*Goal of the exercise:* Identify, in the records below, every line where the string "that" appears, and copy each such line.

*Material provided:*
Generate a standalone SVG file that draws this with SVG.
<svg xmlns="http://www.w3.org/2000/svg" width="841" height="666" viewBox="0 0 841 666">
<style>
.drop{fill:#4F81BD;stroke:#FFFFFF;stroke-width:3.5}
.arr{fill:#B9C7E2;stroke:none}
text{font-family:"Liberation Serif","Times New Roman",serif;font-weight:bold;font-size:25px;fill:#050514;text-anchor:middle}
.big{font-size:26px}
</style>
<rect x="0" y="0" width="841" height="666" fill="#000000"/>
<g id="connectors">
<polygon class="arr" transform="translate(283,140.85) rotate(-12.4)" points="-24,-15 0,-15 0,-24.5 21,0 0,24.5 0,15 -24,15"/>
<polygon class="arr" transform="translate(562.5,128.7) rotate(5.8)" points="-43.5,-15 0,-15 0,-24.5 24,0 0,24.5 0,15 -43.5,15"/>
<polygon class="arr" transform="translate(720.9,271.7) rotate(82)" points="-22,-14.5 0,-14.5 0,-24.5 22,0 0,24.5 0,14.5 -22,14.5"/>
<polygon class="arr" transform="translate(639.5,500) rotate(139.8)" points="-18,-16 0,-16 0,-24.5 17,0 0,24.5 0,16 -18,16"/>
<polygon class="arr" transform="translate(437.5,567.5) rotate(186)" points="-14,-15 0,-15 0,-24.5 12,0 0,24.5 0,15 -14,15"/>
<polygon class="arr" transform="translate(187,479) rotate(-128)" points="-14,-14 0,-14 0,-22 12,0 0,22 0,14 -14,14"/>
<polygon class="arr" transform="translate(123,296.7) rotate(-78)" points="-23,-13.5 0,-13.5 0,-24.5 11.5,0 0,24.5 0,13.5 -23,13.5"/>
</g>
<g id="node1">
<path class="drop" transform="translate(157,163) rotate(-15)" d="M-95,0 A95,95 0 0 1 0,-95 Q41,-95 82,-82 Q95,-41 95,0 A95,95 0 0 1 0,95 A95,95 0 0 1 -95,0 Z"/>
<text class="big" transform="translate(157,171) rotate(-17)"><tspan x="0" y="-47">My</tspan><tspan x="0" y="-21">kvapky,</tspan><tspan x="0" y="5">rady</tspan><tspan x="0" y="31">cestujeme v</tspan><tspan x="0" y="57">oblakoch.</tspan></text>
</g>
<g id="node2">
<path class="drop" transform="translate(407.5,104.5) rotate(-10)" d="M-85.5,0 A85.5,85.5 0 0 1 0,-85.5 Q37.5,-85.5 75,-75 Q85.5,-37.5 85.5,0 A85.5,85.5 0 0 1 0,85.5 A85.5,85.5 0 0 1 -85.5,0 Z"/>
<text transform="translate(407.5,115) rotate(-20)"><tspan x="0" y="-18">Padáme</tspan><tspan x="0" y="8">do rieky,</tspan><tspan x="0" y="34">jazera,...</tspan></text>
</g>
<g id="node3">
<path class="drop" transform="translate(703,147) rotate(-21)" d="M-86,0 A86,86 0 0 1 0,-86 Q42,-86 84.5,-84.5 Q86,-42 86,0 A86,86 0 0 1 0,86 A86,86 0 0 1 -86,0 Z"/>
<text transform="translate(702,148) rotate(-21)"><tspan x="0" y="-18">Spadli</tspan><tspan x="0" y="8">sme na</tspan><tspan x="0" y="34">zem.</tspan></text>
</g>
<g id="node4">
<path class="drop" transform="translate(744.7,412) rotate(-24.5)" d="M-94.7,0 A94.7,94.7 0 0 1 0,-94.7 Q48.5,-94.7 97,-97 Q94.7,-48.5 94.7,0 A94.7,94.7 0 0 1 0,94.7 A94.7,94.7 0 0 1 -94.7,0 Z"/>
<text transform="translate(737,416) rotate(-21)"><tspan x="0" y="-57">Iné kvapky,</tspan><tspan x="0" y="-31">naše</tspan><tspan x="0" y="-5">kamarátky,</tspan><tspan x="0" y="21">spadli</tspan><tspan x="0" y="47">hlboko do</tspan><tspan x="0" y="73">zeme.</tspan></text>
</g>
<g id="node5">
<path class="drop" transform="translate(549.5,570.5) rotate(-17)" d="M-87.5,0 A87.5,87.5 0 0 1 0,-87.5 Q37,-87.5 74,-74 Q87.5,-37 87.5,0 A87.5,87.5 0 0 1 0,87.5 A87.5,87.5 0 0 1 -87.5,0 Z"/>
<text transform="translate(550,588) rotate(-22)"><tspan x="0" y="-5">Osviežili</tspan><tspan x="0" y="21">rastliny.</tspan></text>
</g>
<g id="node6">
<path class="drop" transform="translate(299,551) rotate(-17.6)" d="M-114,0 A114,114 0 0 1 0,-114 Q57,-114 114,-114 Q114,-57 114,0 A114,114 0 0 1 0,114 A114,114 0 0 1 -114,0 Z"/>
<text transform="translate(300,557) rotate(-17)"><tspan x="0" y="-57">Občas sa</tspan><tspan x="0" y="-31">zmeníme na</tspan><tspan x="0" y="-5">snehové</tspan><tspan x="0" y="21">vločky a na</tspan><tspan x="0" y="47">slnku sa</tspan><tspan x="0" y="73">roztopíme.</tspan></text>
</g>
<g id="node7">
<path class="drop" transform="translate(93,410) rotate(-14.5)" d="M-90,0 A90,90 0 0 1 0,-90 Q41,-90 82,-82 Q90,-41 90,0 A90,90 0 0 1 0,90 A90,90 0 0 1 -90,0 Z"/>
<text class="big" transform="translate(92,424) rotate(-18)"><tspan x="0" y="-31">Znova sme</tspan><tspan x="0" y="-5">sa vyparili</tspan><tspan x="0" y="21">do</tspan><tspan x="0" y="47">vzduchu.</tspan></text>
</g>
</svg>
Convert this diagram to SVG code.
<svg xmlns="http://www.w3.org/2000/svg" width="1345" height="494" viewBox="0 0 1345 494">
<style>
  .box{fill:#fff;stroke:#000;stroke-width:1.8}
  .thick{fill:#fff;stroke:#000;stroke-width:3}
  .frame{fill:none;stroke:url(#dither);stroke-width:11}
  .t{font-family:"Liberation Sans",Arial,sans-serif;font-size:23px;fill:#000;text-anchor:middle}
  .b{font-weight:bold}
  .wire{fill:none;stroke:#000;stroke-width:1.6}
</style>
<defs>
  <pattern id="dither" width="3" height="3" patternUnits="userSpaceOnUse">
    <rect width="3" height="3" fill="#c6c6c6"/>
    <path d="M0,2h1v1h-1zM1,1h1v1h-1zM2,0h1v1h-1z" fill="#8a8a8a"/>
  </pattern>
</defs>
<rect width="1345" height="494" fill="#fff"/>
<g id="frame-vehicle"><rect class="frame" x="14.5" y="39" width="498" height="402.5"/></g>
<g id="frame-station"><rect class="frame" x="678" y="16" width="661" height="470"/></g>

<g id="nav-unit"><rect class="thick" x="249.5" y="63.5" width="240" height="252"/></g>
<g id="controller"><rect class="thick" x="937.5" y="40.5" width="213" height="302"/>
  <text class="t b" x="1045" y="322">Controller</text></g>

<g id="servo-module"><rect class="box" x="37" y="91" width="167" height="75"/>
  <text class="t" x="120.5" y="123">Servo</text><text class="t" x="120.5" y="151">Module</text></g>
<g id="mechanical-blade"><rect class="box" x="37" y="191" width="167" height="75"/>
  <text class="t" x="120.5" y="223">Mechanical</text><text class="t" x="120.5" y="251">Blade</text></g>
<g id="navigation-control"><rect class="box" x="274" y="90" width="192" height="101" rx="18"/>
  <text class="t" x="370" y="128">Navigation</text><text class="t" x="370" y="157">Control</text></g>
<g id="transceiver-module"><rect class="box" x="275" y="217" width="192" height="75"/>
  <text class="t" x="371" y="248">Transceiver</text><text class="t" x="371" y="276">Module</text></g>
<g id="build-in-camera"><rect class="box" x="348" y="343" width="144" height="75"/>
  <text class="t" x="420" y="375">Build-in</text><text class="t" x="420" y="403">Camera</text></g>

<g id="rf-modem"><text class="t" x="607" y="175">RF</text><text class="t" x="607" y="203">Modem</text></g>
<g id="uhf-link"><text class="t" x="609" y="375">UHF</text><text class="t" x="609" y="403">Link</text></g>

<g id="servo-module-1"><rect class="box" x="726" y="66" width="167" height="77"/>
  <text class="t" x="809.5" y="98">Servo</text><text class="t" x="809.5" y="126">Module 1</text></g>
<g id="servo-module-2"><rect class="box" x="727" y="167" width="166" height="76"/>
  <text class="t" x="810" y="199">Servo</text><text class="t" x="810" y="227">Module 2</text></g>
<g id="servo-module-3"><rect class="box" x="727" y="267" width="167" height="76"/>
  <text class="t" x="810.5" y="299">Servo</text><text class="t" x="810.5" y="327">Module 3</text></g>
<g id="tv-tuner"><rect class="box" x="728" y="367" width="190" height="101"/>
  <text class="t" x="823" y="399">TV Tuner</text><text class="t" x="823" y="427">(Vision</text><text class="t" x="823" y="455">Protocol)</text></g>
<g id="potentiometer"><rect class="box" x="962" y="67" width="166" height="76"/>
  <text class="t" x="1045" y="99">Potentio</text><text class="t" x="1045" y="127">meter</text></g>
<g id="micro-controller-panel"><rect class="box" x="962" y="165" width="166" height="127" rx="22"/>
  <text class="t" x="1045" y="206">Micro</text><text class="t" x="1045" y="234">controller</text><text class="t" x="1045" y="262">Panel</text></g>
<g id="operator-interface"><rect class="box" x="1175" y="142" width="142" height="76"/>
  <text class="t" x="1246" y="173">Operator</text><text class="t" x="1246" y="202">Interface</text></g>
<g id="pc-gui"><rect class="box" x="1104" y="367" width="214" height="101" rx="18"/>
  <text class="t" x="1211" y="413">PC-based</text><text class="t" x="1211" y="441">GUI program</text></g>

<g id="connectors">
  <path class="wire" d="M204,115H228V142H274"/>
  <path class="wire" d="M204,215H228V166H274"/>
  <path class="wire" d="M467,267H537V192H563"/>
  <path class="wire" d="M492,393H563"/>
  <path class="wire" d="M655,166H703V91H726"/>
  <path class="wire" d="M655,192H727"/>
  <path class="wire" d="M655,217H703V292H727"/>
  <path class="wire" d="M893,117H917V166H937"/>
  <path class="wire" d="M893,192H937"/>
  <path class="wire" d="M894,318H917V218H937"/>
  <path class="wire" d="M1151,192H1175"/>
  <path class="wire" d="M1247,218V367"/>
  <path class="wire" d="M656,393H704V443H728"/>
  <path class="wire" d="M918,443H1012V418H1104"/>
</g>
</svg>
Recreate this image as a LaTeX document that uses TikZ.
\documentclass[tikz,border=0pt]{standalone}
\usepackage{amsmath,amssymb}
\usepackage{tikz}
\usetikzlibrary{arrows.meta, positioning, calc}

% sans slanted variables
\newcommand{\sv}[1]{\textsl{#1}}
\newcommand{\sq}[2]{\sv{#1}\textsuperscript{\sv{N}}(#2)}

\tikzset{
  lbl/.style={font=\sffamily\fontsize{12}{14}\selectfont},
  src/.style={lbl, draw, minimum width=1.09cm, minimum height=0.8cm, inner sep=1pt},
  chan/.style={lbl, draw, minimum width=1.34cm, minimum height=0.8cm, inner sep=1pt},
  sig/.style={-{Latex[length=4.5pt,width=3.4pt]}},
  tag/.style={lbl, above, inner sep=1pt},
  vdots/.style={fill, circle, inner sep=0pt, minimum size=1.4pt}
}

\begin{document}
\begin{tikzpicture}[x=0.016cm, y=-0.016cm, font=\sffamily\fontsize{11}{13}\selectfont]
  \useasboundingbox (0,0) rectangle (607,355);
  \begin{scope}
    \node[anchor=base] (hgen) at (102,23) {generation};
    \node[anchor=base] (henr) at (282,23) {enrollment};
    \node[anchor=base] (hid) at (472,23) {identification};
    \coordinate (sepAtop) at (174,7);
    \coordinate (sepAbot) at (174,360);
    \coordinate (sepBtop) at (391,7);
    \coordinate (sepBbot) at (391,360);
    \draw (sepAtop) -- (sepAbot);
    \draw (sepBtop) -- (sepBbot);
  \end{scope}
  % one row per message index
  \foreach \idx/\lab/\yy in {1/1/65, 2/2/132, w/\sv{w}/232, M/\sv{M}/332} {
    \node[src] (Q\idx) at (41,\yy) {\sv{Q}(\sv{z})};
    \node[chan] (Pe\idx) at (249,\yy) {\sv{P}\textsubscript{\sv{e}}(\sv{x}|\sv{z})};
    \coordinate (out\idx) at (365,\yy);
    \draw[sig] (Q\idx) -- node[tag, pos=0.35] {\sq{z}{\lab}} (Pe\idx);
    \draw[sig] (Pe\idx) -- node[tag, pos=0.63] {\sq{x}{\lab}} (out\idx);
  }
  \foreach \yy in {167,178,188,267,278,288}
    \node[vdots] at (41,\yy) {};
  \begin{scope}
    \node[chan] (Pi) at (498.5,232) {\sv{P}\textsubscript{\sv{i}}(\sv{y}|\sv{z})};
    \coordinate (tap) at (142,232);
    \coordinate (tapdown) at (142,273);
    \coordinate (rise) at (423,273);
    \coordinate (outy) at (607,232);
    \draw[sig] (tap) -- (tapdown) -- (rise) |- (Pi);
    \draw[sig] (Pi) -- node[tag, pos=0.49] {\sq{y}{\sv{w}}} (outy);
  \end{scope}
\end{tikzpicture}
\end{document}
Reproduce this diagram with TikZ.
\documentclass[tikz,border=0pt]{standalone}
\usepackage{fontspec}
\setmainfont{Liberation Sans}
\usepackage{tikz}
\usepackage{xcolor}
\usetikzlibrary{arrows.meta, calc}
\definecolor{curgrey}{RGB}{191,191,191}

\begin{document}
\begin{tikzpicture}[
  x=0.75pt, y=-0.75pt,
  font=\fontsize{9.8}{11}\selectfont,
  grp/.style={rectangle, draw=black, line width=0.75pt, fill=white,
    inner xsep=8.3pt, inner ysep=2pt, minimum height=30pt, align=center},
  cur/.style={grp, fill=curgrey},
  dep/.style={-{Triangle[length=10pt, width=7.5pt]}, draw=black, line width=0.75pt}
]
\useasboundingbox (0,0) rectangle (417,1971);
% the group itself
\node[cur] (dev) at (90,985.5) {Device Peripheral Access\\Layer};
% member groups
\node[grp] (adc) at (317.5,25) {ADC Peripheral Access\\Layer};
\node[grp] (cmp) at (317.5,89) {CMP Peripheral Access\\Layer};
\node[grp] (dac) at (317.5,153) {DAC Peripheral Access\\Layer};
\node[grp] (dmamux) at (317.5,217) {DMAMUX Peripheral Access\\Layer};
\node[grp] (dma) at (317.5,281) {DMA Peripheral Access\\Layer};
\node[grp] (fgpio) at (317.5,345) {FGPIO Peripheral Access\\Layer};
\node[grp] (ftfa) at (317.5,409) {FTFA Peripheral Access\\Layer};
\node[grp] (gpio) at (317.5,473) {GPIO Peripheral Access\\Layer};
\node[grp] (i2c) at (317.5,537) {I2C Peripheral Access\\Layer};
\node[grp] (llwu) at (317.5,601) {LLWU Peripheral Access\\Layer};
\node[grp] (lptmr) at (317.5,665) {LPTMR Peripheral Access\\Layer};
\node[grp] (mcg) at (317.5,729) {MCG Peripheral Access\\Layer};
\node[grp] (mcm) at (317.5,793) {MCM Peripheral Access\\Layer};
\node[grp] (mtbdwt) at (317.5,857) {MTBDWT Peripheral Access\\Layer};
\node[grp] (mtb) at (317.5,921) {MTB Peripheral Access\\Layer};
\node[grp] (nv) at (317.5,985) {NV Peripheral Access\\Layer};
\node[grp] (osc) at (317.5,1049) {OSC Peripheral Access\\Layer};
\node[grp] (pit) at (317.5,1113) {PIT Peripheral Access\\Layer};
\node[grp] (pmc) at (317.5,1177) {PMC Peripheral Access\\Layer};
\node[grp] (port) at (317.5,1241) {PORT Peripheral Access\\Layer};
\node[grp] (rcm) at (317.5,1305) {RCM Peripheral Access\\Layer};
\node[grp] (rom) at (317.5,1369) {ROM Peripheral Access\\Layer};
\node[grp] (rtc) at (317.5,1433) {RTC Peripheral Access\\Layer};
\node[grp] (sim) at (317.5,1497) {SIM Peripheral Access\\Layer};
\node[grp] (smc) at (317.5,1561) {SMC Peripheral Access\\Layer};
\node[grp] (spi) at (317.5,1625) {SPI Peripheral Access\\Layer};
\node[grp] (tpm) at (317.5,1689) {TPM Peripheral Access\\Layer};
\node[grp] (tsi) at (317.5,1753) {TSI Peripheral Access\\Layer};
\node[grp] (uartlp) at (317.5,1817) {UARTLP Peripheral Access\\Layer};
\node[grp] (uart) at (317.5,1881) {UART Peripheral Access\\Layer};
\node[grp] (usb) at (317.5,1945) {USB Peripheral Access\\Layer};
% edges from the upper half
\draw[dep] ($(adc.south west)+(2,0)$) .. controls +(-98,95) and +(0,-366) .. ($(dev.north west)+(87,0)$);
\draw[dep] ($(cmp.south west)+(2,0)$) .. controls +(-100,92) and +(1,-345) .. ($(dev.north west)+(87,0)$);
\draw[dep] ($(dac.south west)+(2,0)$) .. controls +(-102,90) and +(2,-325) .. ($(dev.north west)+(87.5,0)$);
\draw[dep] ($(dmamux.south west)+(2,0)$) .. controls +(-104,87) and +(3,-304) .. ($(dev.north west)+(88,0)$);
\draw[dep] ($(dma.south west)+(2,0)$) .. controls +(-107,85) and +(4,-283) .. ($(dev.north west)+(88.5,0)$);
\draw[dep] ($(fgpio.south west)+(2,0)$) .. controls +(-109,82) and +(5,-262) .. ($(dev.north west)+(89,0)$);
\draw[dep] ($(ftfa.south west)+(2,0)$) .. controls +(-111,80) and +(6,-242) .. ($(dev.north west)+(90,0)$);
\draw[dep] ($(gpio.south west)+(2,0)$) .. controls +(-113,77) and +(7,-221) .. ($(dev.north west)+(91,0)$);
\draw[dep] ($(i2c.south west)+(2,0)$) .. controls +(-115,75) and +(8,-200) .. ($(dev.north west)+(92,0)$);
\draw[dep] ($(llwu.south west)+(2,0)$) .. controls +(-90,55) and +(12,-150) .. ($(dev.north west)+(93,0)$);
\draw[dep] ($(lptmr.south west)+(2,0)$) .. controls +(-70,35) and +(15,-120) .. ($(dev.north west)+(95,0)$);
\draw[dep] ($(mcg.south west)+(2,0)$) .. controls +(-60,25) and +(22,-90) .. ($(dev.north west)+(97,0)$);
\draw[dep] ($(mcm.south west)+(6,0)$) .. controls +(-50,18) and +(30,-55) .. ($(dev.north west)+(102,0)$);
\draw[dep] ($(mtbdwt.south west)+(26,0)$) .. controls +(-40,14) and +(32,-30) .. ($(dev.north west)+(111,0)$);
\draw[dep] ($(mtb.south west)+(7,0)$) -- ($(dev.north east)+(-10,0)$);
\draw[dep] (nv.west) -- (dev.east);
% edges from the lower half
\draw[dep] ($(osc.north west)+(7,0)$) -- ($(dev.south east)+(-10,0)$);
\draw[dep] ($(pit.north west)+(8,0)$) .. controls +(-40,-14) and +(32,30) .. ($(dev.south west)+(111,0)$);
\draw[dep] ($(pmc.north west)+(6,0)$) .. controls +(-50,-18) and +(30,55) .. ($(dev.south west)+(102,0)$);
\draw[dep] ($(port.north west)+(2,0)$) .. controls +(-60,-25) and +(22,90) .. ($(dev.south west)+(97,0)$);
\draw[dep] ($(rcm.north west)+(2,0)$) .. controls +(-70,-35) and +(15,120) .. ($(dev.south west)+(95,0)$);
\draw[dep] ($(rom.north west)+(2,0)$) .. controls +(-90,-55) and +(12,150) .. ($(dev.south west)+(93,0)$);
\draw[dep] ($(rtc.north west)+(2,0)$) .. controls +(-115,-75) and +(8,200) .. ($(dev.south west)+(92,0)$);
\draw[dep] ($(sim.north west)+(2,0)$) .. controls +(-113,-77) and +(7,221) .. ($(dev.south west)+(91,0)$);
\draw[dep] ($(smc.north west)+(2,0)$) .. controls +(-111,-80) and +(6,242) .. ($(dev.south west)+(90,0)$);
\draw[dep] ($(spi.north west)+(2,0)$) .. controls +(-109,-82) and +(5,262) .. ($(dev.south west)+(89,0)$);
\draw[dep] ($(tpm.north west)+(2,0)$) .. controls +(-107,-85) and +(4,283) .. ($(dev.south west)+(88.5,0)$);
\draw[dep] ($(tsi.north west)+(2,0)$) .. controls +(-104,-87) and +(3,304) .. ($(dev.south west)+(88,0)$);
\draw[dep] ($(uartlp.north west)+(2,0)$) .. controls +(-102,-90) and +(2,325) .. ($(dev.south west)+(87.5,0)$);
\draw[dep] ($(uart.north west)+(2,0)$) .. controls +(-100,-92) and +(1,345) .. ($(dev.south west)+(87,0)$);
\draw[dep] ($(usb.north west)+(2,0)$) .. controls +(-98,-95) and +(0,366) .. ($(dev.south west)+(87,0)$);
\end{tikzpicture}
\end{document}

*Reply:*
Generate a standalone SVG file that draws this with SVG.
Recreate this image as a LaTeX document that uses TikZ.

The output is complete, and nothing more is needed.